--- Start ---
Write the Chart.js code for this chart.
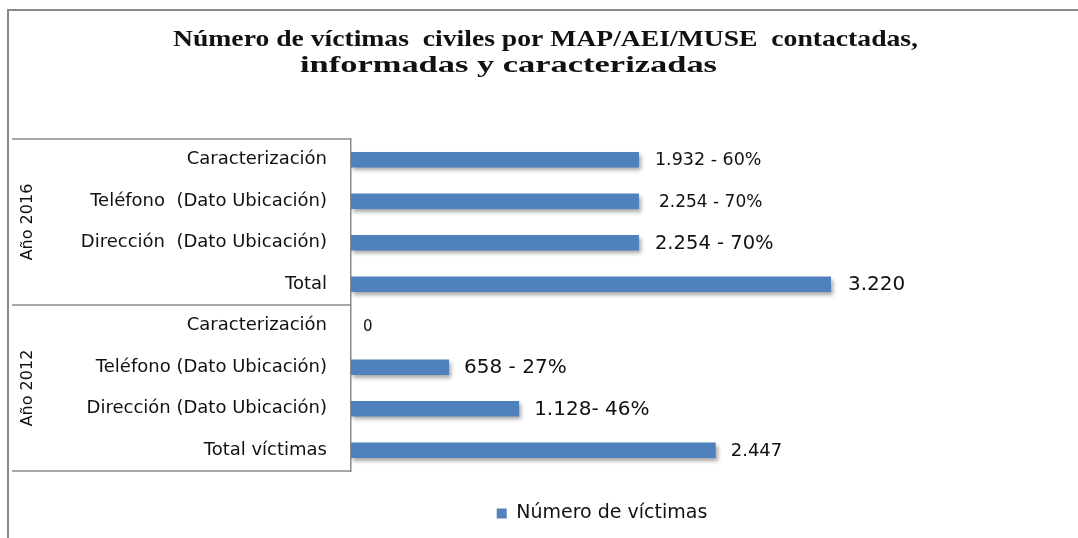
<!DOCTYPE html>
<html lang="es">
<head>
<meta charset="UTF-8">
<title>Número de víctimas civiles</title>
<script src="https://cdn.jsdelivr.net/npm/chart.js@4.4.1/dist/chart.umd.min.js"></script>
<style>
    html, body { margin: 0; padding: 0; background: #ffffff; }
    #wrap { width: 1078px; height: 538px; }
</style>
</head>
<body>
<div id="wrap"><canvas id="victimasChart" width="1078" height="538"></canvas></div>
<script>
// categorias (de arriba hacia abajo)
const categorias = [
    'Caracterización',
    'Teléfono  (Dato Ubicación)',
    'Dirección  (Dato Ubicación)',
    'Total',
    'Caracterización',
    'Teléfono (Dato Ubicación)',
    'Dirección (Dato Ubicación)',
    'Total víctimas'
];
// largo de las barras
const valores = [1932, 1932, 1932, 3220, 0, 658, 1128, 2447];
// etiquetas de datos tal como aparecen
const etiquetas = ['1.932 - 60%', '2.254 - 70%', '2.254 - 70%', '3.220', '0', '658 - 27%', '1.128- 46%', '2.447'];
const grupos = ['Año 2016', 'Año 2012'];
const serie = 'Número de víctimas';
const titulo = ['Número de víctimas  civiles por MAP/AEI/MUSE  contactadas,', 'informadas y caracterizadas'];

const GRIS = '#8a8a8a';
const AZUL = '#4F81BD';
// tamaño de letra de cada etiqueta
const tamEtiquetas = [17.5, 17, 19.5, 20, 15, 20, 20, 18];
// separacion entre barra y etiqueta
const sepEtiquetas = [16, 20, 16, 17, 12, 15, 15, 15];

// marco, lineas de grupo, titulo y etiquetas
const decoracion = {
    id: 'decoracion',
    beforeDraw(chart) {
        const ctx = chart.ctx;
        const area = chart.chartArea;
        const y = chart.scales.y;
        ctx.save();
        // marco exterior
        ctx.strokeStyle = GRIS;
        ctx.lineWidth = 2;
        ctx.beginPath();
        ctx.moveTo(8, 538);
        ctx.lineTo(8, 10);
        ctx.lineTo(1078, 10);
        ctx.stroke();

        // lineas horizontales de la tabla
        const medio = (y.getPixelForValue(3) + y.getPixelForValue(4)) / 2;
        ctx.lineWidth = 1.3;
        [area.top, medio, area.bottom].forEach(py => {
            ctx.beginPath();
            ctx.moveTo(12, py);
            ctx.lineTo(area.left, py);
            ctx.stroke();
        });

        // nombres de grupo girados
        ctx.fillStyle = '#111';
        ctx.font = '16px "DejaVu Sans"';
        ctx.textAlign = 'center';
        ctx.textBaseline = 'middle';
        [[area.top, medio], [medio, area.bottom]].forEach((r, i) => {
            ctx.save();
            ctx.translate(28, (r[0] + r[1]) / 2);
            ctx.rotate(-Math.PI / 2);
            ctx.fillText(grupos[i], 0, 0);
            ctx.restore();
        });

        // titulo (estirado como en el original)
        ctx.font = 'bold 24px "Liberation Serif"';
        ctx.textBaseline = 'alphabetic';
        const lineas = [{ cx: 545.5, base: 46, ancho: 745 }, { cx: 508.5, base: 72, ancho: 417 }];
        lineas.forEach((l, i) => {
            const w = ctx.measureText(titulo[i]).width;
            ctx.save();
            ctx.translate(l.cx, l.base);
            ctx.scale(l.ancho / w, 1);
            ctx.fillText(titulo[i], 0, 0);
            ctx.restore();
        });
        ctx.restore();
    },
    beforeDatasetsDraw(chart) {
        // sombra de las barras
        const ctx = chart.ctx;
        ctx.save();
        ctx.shadowColor = 'rgba(0, 0, 0, 0.35)';
        ctx.shadowOffsetX = 2;
        ctx.shadowOffsetY = 3;
        ctx.shadowBlur = 4;
    },
    afterDatasetsDraw(chart) {
        const ctx = chart.ctx;
        ctx.restore();
        ctx.save();
        ctx.fillStyle = '#111';
        ctx.textAlign = 'left';
        ctx.textBaseline = 'middle';
        chart.getDatasetMeta(0).data.forEach((bar, i) => {
            ctx.font = tamEtiquetas[i] + 'px "DejaVu Sans"';
            ctx.fillText(etiquetas[i], bar.x + sepEtiquetas[i], bar.y + 1);
        });
        ctx.restore();
    }
};

const ctx = document.getElementById('victimasChart').getContext('2d');
new Chart(ctx, {
    type: 'bar',
    data: {
        labels: categorias,
        datasets: [{
            label: serie,
            data: valores,
            backgroundColor: AZUL,
            barPercentage: 0.37,
            categoryPercentage: 1
        }]
    },
    options: {
        indexAxis: 'y',   // barras horizontales
        responsive: false,
        animation: false,
        layout: {
            padding: { top: 139, left: 12, right: 225, bottom: 5 }
        },
        scales: {
            x: {
                min: 0,
                max: 3368,
                grid: { display: false },
                border: { display: false },
                ticks: { display: false },
                afterFit: (scale) => { scale.height = 25; }
            },
            y: {
                grid: { display: false },
                border: { display: true, color: GRIS, width: 1.5 },
                ticks: {
                    color: '#111',
                    padding: 16,
                    font: { family: 'DejaVu Sans', size: 18 }
                },
                afterFit: (scale) => { scale.width = 339; }
            }
        },
        plugins: {
            legend: {
                position: 'bottom',
                fullSize: false,
                labels: {
                    boxWidth: 10,
                    boxHeight: 10,
                    padding: 8,
                    color: '#111',
                    font: { family: 'DejaVu Sans', size: 19 }
                }
            },
            tooltip: { enabled: false }
        }
    },
    plugins: [decoracion]
});
</script>
</body>
</html>
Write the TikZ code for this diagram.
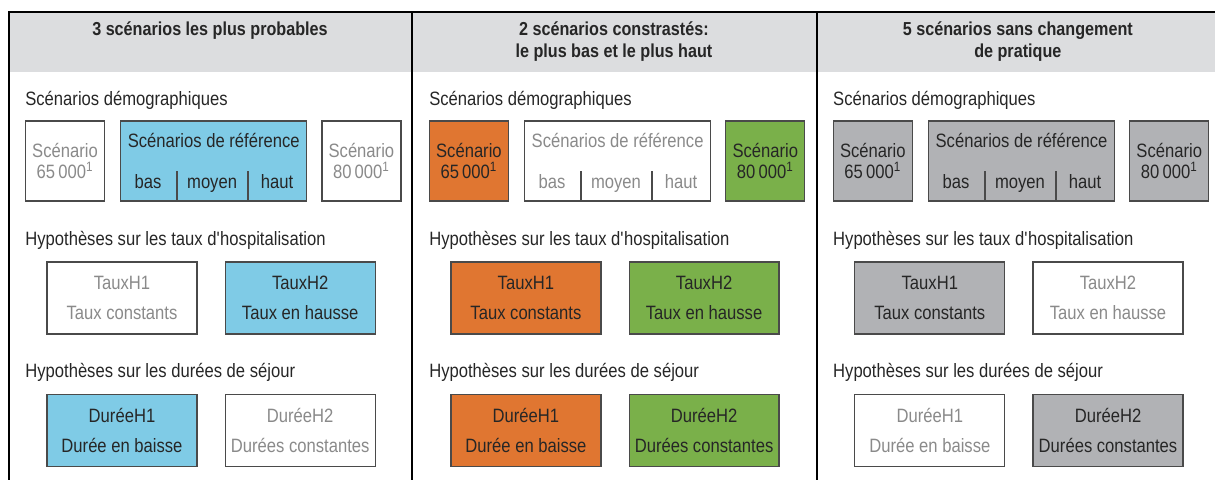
--- End ---
STATED EXERCISE:
In the copy, include all records verbatim but no images.

WORKED SOLUTION:
Write the Chart.js code for this chart.
<!DOCTYPE html>
<html lang="es">
<head>
<meta charset="UTF-8">
<title>Número de víctimas civiles</title>
<script src="https://cdn.jsdelivr.net/npm/chart.js@4.4.1/dist/chart.umd.min.js"></script>
<style>
    html, body { margin: 0; padding: 0; background: #ffffff; }
    #wrap { width: 1078px; height: 538px; }
</style>
</head>
<body>
<div id="wrap"><canvas id="victimasChart" width="1078" height="538"></canvas></div>
<script>
// categorias (de arriba hacia abajo)
const categorias = [
    'Caracterización',
    'Teléfono  (Dato Ubicación)',
    'Dirección  (Dato Ubicación)',
    'Total',
    'Caracterización',
    'Teléfono (Dato Ubicación)',
    'Dirección (Dato Ubicación)',
    'Total víctimas'
];
// largo de las barras
const valores = [1932, 1932, 1932, 3220, 0, 658, 1128, 2447];
// etiquetas de datos tal como aparecen
const etiquetas = ['1.932 - 60%', '2.254 - 70%', '2.254 - 70%', '3.220', '0', '658 - 27%', '1.128- 46%', '2.447'];
const grupos = ['Año 2016', 'Año 2012'];
const serie = 'Número de víctimas';
const titulo = ['Número de víctimas  civiles por MAP/AEI/MUSE  contactadas,', 'informadas y caracterizadas'];

const GRIS = '#8a8a8a';
const AZUL = '#4F81BD';
// tamaño de letra de cada etiqueta
const tamEtiquetas = [17.5, 17, 19.5, 20, 15, 20, 20, 18];
// separacion entre barra y etiqueta
const sepEtiquetas = [16, 20, 16, 17, 12, 15, 15, 15];

// marco, lineas de grupo, titulo y etiquetas
const decoracion = {
    id: 'decoracion',
    beforeDraw(chart) {
        const ctx = chart.ctx;
        const area = chart.chartArea;
        const y = chart.scales.y;
        ctx.save();
        // marco exterior
        ctx.strokeStyle = GRIS;
        ctx.lineWidth = 2;
        ctx.beginPath();
        ctx.moveTo(8, 538);
        ctx.lineTo(8, 10);
        ctx.lineTo(1078, 10);
        ctx.stroke();

        // lineas horizontales de la tabla
        const medio = (y.getPixelForValue(3) + y.getPixelForValue(4)) / 2;
        ctx.lineWidth = 1.3;
        [area.top, medio, area.bottom].forEach(py => {
            ctx.beginPath();
            ctx.moveTo(12, py);
            ctx.lineTo(area.left, py);
            ctx.stroke();
        });

        // nombres de grupo girados
        ctx.fillStyle = '#111';
        ctx.font = '16px "DejaVu Sans"';
        ctx.textAlign = 'center';
        ctx.textBaseline = 'middle';
        [[area.top, medio], [medio, area.bottom]].forEach((r, i) => {
            ctx.save();
            ctx.translate(28, (r[0] + r[1]) / 2);
            ctx.rotate(-Math.PI / 2);
            ctx.fillText(grupos[i], 0, 0);
            ctx.restore();
        });

        // titulo (estirado como en el original)
        ctx.font = 'bold 24px "Liberation Serif"';
        ctx.textBaseline = 'alphabetic';
        const lineas = [{ cx: 545.5, base: 46, ancho: 745 }, { cx: 508.5, base: 72, ancho: 417 }];
        lineas.forEach((l, i) => {
            const w = ctx.measureText(titulo[i]).width;
            ctx.save();
            ctx.translate(l.cx, l.base);
            ctx.scale(l.ancho / w, 1);
            ctx.fillText(titulo[i], 0, 0);
            ctx.restore();
        });
        ctx.restore();
    },
    beforeDatasetsDraw(chart) {
        // sombra de las barras
        const ctx = chart.ctx;
        ctx.save();
        ctx.shadowColor = 'rgba(0, 0, 0, 0.35)';
        ctx.shadowOffsetX = 2;
        ctx.shadowOffsetY = 3;
        ctx.shadowBlur = 4;
    },
    afterDatasetsDraw(chart) {
        const ctx = chart.ctx;
        ctx.restore();
        ctx.save();
        ctx.fillStyle = '#111';
        ctx.textAlign = 'left';
        ctx.textBaseline = 'middle';
        chart.getDatasetMeta(0).data.forEach((bar, i) => {
            ctx.font = tamEtiquetas[i] + 'px "DejaVu Sans"';
            ctx.fillText(etiquetas[i], bar.x + sepEtiquetas[i], bar.y + 1);
        });
        ctx.restore();
    }
};

const ctx = document.getElementById('victimasChart').getContext('2d');
new Chart(ctx, {
    type: 'bar',
    data: {
        labels: categorias,
        datasets: [{
            label: serie,
            data: valores,
            backgroundColor: AZUL,
            barPercentage: 0.37,
            categoryPercentage: 1
        }]
    },
    options: {
        indexAxis: 'y',   // barras horizontales
        responsive: false,
        animation: false,
        layout: {
            padding: { top: 139, left: 12, right: 225, bottom: 5 }
        },
        scales: {
            x: {
                min: 0,
                max: 3368,
                grid: { display: false },
                border: { display: false },
                ticks: { display: false },
                afterFit: (scale) => { scale.height = 25; }
            },
            y: {
                grid: { display: false },
                border: { display: true, color: GRIS, width: 1.5 },
                ticks: {
                    color: '#111',
                    padding: 16,
                    font: { family: 'DejaVu Sans', size: 18 }
                },
                afterFit: (scale) => { scale.width = 339; }
            }
        },
        plugins: {
            legend: {
                position: 'bottom',
                fullSize: false,
                labels: {
                    boxWidth: 10,
                    boxHeight: 10,
                    padding: 8,
                    color: '#111',
                    font: { family: 'DejaVu Sans', size: 19 }
                }
            },
            tooltip: { enabled: false }
        }
    },
    plugins: [decoracion]
});
</script>
</body>
</html>
Write the TikZ code for this diagram.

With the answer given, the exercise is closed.